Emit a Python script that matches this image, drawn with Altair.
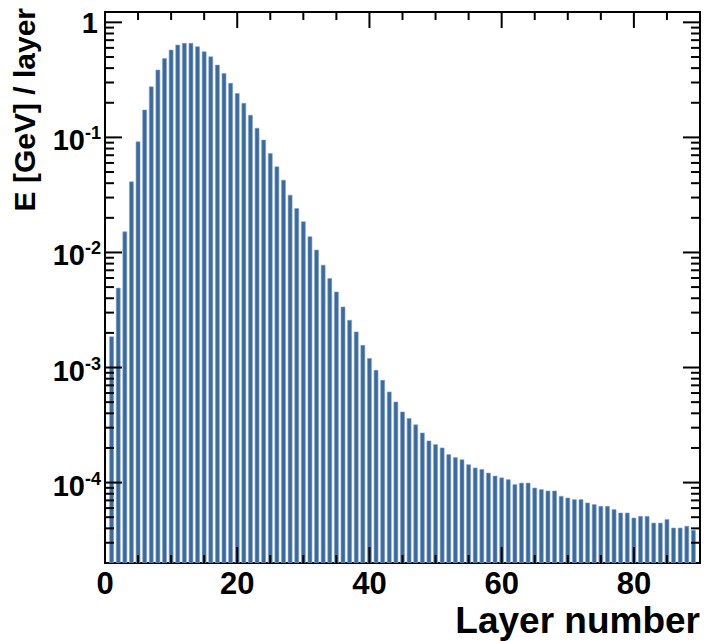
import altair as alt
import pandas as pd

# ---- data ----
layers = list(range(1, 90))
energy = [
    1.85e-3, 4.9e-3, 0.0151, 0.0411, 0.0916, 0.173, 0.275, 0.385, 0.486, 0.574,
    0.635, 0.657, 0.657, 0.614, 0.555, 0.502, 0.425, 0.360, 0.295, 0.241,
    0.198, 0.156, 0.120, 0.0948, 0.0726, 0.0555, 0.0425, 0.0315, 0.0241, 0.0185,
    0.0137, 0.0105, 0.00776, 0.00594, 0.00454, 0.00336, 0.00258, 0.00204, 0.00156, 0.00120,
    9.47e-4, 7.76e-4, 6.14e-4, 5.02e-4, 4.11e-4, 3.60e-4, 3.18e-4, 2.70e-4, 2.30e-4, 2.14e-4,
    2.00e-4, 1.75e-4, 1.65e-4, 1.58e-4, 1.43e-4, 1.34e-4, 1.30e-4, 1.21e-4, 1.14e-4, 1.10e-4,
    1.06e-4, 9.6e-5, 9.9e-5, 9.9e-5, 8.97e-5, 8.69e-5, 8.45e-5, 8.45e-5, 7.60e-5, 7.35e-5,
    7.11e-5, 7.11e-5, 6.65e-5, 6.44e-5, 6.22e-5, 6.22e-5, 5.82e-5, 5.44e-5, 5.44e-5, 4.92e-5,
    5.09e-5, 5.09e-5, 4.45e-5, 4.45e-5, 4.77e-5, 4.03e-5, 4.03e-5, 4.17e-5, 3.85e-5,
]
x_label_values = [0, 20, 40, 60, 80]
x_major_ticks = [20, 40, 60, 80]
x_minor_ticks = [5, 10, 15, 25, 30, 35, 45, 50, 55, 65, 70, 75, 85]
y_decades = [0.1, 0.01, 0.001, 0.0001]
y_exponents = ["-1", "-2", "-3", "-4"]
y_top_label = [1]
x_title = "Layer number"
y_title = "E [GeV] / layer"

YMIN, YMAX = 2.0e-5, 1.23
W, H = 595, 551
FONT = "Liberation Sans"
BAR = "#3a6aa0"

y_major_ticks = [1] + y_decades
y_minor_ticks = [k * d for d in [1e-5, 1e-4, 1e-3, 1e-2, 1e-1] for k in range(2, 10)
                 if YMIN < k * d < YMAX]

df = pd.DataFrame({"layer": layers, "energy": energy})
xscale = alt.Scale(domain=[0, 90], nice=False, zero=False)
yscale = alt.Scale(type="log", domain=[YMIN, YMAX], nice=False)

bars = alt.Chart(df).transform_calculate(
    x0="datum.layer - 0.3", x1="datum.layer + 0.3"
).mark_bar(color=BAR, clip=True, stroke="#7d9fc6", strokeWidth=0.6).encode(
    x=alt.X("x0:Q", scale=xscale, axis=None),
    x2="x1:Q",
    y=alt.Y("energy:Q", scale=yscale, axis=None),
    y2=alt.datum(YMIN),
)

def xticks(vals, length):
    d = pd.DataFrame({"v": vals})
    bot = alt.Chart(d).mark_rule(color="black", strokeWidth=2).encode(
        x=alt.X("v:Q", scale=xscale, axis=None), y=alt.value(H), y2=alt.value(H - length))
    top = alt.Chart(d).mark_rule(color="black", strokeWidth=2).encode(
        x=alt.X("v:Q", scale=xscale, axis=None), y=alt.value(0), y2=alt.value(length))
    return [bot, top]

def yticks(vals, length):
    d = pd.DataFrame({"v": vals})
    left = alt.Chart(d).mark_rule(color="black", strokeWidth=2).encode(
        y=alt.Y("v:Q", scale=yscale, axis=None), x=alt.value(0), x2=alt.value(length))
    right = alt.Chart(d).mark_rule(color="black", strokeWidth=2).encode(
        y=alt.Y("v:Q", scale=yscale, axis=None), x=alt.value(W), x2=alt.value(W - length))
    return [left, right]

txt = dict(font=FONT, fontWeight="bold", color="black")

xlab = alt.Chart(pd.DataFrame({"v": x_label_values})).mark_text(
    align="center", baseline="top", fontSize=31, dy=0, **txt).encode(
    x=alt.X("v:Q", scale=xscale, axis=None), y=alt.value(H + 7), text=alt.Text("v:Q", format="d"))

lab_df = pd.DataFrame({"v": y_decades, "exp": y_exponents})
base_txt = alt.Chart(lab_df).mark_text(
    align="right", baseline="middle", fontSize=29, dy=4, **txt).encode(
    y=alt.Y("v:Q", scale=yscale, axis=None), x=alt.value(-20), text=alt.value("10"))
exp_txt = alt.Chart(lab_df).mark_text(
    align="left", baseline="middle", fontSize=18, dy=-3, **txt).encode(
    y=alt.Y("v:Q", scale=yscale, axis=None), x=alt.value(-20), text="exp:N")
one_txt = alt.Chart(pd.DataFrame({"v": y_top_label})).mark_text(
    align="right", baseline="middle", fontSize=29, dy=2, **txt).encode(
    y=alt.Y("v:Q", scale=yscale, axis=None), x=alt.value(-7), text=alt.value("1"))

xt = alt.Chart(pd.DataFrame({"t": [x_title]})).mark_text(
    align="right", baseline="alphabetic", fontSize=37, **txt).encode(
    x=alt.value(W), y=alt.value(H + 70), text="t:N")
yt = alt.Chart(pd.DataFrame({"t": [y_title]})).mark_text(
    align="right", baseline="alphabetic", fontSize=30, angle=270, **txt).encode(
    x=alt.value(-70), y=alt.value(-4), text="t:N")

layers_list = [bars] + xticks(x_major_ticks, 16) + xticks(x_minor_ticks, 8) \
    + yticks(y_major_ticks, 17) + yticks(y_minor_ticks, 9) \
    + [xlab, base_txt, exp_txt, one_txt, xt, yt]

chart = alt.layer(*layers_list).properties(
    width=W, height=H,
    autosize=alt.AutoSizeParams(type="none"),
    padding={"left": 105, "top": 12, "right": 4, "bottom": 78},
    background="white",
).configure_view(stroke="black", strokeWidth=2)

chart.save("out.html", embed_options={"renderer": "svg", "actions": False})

Task objective:
Every line above should be returned word for word, with the pictures left behind.

Solution:
Emit a Python script that matches this image, drawn with Altair.
import altair as alt
import pandas as pd

# ---- data ----
layers = list(range(1, 90))
energy = [
    1.85e-3, 4.9e-3, 0.0151, 0.0411, 0.0916, 0.173, 0.275, 0.385, 0.486, 0.574,
    0.635, 0.657, 0.657, 0.614, 0.555, 0.502, 0.425, 0.360, 0.295, 0.241,
    0.198, 0.156, 0.120, 0.0948, 0.0726, 0.0555, 0.0425, 0.0315, 0.0241, 0.0185,
    0.0137, 0.0105, 0.00776, 0.00594, 0.00454, 0.00336, 0.00258, 0.00204, 0.00156, 0.00120,
    9.47e-4, 7.76e-4, 6.14e-4, 5.02e-4, 4.11e-4, 3.60e-4, 3.18e-4, 2.70e-4, 2.30e-4, 2.14e-4,
    2.00e-4, 1.75e-4, 1.65e-4, 1.58e-4, 1.43e-4, 1.34e-4, 1.30e-4, 1.21e-4, 1.14e-4, 1.10e-4,
    1.06e-4, 9.6e-5, 9.9e-5, 9.9e-5, 8.97e-5, 8.69e-5, 8.45e-5, 8.45e-5, 7.60e-5, 7.35e-5,
    7.11e-5, 7.11e-5, 6.65e-5, 6.44e-5, 6.22e-5, 6.22e-5, 5.82e-5, 5.44e-5, 5.44e-5, 4.92e-5,
    5.09e-5, 5.09e-5, 4.45e-5, 4.45e-5, 4.77e-5, 4.03e-5, 4.03e-5, 4.17e-5, 3.85e-5,
]
x_label_values = [0, 20, 40, 60, 80]
x_major_ticks = [20, 40, 60, 80]
x_minor_ticks = [5, 10, 15, 25, 30, 35, 45, 50, 55, 65, 70, 75, 85]
y_decades = [0.1, 0.01, 0.001, 0.0001]
y_exponents = ["-1", "-2", "-3", "-4"]
y_top_label = [1]
x_title = "Layer number"
y_title = "E [GeV] / layer"

YMIN, YMAX = 2.0e-5, 1.23
W, H = 595, 551
FONT = "Liberation Sans"
BAR = "#3a6aa0"

y_major_ticks = [1] + y_decades
y_minor_ticks = [k * d for d in [1e-5, 1e-4, 1e-3, 1e-2, 1e-1] for k in range(2, 10)
                 if YMIN < k * d < YMAX]

df = pd.DataFrame({"layer": layers, "energy": energy})
xscale = alt.Scale(domain=[0, 90], nice=False, zero=False)
yscale = alt.Scale(type="log", domain=[YMIN, YMAX], nice=False)

bars = alt.Chart(df).transform_calculate(
    x0="datum.layer - 0.3", x1="datum.layer + 0.3"
).mark_bar(color=BAR, clip=True, stroke="#7d9fc6", strokeWidth=0.6).encode(
    x=alt.X("x0:Q", scale=xscale, axis=None),
    x2="x1:Q",
    y=alt.Y("energy:Q", scale=yscale, axis=None),
    y2=alt.datum(YMIN),
)

def xticks(vals, length):
    d = pd.DataFrame({"v": vals})
    bot = alt.Chart(d).mark_rule(color="black", strokeWidth=2).encode(
        x=alt.X("v:Q", scale=xscale, axis=None), y=alt.value(H), y2=alt.value(H - length))
    top = alt.Chart(d).mark_rule(color="black", strokeWidth=2).encode(
        x=alt.X("v:Q", scale=xscale, axis=None), y=alt.value(0), y2=alt.value(length))
    return [bot, top]

def yticks(vals, length):
    d = pd.DataFrame({"v": vals})
    left = alt.Chart(d).mark_rule(color="black", strokeWidth=2).encode(
        y=alt.Y("v:Q", scale=yscale, axis=None), x=alt.value(0), x2=alt.value(length))
    right = alt.Chart(d).mark_rule(color="black", strokeWidth=2).encode(
        y=alt.Y("v:Q", scale=yscale, axis=None), x=alt.value(W), x2=alt.value(W - length))
    return [left, right]

txt = dict(font=FONT, fontWeight="bold", color="black")

xlab = alt.Chart(pd.DataFrame({"v": x_label_values})).mark_text(
    align="center", baseline="top", fontSize=31, dy=0, **txt).encode(
    x=alt.X("v:Q", scale=xscale, axis=None), y=alt.value(H + 7), text=alt.Text("v:Q", format="d"))

lab_df = pd.DataFrame({"v": y_decades, "exp": y_exponents})
base_txt = alt.Chart(lab_df).mark_text(
    align="right", baseline="middle", fontSize=29, dy=4, **txt).encode(
    y=alt.Y("v:Q", scale=yscale, axis=None), x=alt.value(-20), text=alt.value("10"))
exp_txt = alt.Chart(lab_df).mark_text(
    align="left", baseline="middle", fontSize=18, dy=-3, **txt).encode(
    y=alt.Y("v:Q", scale=yscale, axis=None), x=alt.value(-20), text="exp:N")
one_txt = alt.Chart(pd.DataFrame({"v": y_top_label})).mark_text(
    align="right", baseline="middle", fontSize=29, dy=2, **txt).encode(
    y=alt.Y("v:Q", scale=yscale, axis=None), x=alt.value(-7), text=alt.value("1"))

xt = alt.Chart(pd.DataFrame({"t": [x_title]})).mark_text(
    align="right", baseline="alphabetic", fontSize=37, **txt).encode(
    x=alt.value(W), y=alt.value(H + 70), text="t:N")
yt = alt.Chart(pd.DataFrame({"t": [y_title]})).mark_text(
    align="right", baseline="alphabetic", fontSize=30, angle=270, **txt).encode(
    x=alt.value(-70), y=alt.value(-4), text="t:N")

layers_list = [bars] + xticks(x_major_ticks, 16) + xticks(x_minor_ticks, 8) \
    + yticks(y_major_ticks, 17) + yticks(y_minor_ticks, 9) \
    + [xlab, base_txt, exp_txt, one_txt, xt, yt]

chart = alt.layer(*layers_list).properties(
    width=W, height=H,
    autosize=alt.AutoSizeParams(type="none"),
    padding={"left": 105, "top": 12, "right": 4, "bottom": 78},
    background="white",
).configure_view(stroke="black", strokeWidth=2)

chart.save("out.html", embed_options={"renderer": "svg", "actions": False})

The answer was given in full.